• [Problem to work on]:
Pictures stay out of this copy, which runs from the first line of the material through the line containing "0.366, 0.333, 0.297]".

• [Information provided]:

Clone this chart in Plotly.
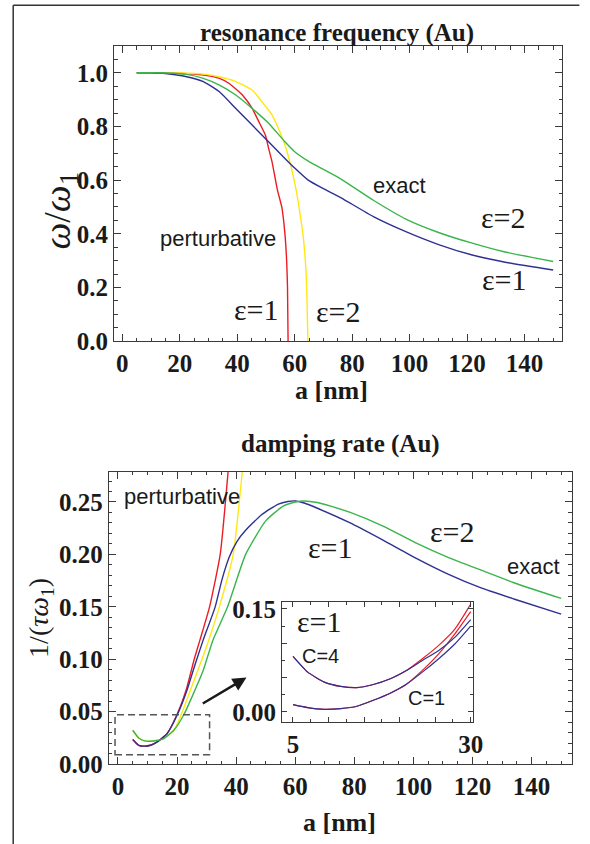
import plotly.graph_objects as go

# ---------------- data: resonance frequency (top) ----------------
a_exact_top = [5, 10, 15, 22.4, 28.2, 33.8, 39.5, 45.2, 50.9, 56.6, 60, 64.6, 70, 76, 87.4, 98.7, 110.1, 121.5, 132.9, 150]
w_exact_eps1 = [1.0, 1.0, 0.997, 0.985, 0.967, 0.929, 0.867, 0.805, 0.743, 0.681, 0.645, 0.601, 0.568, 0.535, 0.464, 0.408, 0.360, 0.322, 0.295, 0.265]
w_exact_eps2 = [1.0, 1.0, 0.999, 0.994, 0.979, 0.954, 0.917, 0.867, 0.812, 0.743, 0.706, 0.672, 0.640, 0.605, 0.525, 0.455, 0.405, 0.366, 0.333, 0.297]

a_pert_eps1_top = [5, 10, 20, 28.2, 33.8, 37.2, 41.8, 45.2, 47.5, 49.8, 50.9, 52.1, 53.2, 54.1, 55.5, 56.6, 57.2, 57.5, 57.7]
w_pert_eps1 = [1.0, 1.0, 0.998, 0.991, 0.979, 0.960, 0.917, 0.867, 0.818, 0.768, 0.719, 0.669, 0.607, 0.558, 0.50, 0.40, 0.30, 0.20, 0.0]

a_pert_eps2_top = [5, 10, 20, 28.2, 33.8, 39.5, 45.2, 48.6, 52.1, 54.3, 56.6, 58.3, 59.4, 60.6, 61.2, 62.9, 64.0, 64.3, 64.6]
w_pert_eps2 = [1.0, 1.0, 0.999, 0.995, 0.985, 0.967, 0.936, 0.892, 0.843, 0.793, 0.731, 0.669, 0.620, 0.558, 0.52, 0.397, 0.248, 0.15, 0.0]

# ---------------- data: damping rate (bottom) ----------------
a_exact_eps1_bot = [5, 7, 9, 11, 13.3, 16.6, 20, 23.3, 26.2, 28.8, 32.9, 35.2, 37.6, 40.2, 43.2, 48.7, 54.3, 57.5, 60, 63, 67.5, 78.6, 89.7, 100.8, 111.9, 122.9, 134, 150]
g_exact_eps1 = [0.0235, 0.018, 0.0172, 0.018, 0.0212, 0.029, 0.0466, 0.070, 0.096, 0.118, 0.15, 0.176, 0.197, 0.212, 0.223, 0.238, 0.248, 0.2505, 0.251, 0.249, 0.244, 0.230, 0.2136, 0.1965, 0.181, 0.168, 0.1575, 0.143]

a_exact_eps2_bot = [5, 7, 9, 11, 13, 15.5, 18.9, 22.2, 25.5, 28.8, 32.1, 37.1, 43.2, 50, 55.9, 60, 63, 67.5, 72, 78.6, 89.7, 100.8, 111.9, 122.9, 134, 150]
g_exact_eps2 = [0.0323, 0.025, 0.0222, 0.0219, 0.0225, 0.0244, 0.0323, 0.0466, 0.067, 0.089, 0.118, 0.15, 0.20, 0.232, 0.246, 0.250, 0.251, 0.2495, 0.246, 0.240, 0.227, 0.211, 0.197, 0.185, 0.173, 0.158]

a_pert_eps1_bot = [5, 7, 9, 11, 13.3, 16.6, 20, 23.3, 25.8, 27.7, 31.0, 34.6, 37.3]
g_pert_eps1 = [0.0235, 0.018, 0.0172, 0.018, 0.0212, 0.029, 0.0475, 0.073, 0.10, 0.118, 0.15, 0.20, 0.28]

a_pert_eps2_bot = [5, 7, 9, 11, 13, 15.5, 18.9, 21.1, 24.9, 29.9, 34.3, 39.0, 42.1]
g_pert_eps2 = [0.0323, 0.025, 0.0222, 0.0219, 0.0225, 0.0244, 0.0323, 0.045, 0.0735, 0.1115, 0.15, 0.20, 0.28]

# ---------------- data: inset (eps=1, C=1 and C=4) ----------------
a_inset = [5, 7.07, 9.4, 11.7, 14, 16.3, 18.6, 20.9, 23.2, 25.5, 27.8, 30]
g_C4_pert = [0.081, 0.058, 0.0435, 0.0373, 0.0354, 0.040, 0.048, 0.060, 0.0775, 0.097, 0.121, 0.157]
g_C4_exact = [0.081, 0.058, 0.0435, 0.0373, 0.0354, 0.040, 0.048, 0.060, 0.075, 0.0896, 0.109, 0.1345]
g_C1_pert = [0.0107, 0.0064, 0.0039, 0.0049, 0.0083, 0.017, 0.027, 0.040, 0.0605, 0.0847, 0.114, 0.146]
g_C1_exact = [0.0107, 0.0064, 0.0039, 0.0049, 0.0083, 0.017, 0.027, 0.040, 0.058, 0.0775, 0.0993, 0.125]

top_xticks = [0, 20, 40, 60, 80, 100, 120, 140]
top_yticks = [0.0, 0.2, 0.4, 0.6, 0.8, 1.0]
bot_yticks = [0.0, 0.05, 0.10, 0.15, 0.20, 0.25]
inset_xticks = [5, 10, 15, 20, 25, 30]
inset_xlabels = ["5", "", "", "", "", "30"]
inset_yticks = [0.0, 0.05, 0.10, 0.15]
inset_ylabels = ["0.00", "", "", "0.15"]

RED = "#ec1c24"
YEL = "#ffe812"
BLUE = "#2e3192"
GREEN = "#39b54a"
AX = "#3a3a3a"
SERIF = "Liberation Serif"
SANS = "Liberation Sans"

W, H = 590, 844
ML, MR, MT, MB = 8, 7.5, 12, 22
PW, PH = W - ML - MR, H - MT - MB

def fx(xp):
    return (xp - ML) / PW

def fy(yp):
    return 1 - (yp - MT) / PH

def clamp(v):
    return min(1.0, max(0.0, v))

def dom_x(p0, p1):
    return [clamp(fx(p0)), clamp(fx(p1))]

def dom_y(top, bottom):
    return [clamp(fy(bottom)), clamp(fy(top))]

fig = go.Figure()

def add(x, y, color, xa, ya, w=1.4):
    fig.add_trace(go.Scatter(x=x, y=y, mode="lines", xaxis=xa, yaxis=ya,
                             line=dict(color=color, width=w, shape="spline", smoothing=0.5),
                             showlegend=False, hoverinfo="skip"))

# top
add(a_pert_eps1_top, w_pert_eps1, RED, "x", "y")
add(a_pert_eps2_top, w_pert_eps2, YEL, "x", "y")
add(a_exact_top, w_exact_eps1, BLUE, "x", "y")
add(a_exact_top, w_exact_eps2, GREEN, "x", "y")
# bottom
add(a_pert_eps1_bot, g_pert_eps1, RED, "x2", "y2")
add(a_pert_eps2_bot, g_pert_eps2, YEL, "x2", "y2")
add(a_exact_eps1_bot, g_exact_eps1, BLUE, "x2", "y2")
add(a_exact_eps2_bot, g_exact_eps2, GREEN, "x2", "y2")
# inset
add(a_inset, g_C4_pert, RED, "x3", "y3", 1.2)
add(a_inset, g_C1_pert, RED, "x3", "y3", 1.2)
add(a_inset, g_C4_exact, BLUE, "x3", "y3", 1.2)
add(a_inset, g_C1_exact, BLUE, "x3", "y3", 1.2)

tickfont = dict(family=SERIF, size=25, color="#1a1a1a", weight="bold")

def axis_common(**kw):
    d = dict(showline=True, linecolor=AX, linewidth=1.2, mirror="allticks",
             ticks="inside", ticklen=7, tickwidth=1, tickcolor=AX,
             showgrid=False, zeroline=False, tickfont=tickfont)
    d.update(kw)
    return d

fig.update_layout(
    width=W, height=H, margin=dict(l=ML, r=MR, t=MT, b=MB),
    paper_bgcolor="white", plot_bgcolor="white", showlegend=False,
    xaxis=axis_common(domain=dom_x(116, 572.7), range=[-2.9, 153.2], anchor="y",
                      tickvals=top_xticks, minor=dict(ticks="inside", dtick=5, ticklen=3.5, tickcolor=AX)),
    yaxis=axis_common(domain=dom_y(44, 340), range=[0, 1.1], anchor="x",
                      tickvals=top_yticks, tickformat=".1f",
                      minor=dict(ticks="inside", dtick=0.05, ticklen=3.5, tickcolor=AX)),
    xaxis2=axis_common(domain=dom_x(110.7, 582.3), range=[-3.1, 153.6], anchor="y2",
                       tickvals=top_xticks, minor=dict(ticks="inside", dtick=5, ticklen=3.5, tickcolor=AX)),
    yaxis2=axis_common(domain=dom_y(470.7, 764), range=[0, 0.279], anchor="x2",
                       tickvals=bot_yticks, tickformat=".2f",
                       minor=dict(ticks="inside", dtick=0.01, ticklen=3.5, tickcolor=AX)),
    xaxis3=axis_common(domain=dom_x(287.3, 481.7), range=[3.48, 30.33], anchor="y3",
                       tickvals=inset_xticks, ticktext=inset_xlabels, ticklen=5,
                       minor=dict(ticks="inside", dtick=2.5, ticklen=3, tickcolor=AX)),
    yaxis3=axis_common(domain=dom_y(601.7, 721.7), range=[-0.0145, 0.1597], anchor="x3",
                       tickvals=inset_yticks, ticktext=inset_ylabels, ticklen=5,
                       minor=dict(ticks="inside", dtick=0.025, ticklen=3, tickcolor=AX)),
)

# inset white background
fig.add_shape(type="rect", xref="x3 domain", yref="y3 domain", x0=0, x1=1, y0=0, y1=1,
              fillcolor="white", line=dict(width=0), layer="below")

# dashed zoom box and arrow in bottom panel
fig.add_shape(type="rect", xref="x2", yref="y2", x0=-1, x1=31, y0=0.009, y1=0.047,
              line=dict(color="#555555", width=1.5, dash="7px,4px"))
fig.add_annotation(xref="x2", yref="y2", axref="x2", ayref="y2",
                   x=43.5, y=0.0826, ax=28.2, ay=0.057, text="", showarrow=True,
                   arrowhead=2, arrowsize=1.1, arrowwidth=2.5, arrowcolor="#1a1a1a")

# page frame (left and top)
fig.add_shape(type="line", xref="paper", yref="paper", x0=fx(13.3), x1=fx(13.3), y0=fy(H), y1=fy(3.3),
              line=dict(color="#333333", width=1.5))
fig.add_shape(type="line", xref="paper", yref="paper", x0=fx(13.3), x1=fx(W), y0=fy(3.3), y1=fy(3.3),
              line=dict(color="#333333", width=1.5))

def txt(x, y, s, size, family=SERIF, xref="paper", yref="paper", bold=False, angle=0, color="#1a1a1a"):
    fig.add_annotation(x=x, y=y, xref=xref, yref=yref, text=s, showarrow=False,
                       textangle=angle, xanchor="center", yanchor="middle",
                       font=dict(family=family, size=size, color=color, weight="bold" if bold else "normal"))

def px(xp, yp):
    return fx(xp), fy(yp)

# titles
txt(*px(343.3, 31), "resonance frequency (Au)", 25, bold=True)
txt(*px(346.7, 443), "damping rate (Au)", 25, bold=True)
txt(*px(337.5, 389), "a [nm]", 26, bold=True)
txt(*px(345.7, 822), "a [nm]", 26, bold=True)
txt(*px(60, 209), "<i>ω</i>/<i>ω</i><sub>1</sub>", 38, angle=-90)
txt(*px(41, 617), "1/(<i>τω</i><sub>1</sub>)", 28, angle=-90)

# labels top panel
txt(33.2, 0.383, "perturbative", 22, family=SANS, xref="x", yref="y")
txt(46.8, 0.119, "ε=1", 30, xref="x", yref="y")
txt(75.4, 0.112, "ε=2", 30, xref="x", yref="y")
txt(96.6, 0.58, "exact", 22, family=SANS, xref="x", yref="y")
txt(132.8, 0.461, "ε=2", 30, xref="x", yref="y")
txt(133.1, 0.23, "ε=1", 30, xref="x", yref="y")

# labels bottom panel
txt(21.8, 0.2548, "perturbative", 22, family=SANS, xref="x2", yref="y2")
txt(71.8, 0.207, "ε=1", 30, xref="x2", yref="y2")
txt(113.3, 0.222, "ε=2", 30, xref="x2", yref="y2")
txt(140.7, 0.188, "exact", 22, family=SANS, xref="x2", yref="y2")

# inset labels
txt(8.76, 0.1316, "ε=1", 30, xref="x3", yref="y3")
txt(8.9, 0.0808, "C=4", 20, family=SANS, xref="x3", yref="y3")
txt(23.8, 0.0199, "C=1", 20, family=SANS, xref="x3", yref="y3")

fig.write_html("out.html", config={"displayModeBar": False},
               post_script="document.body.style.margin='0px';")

• [Result]:
Clone this chart in Plotly.
import plotly.graph_objects as go

# ---------------- data: resonance frequency (top) ----------------
a_exact_top = [5, 10, 15, 22.4, 28.2, 33.8, 39.5, 45.2, 50.9, 56.6, 60, 64.6, 70, 76, 87.4, 98.7, 110.1, 121.5, 132.9, 150]
w_exact_eps1 = [1.0, 1.0, 0.997, 0.985, 0.967, 0.929, 0.867, 0.805, 0.743, 0.681, 0.645, 0.601, 0.568, 0.535, 0.464, 0.408, 0.360, 0.322, 0.295, 0.265]
w_exact_eps2 = [1.0, 1.0, 0.999, 0.994, 0.979, 0.954, 0.917, 0.867, 0.812, 0.743, 0.706, 0.672, 0.640, 0.605, 0.525, 0.455, 0.405, 0.366, 0.333, 0.297]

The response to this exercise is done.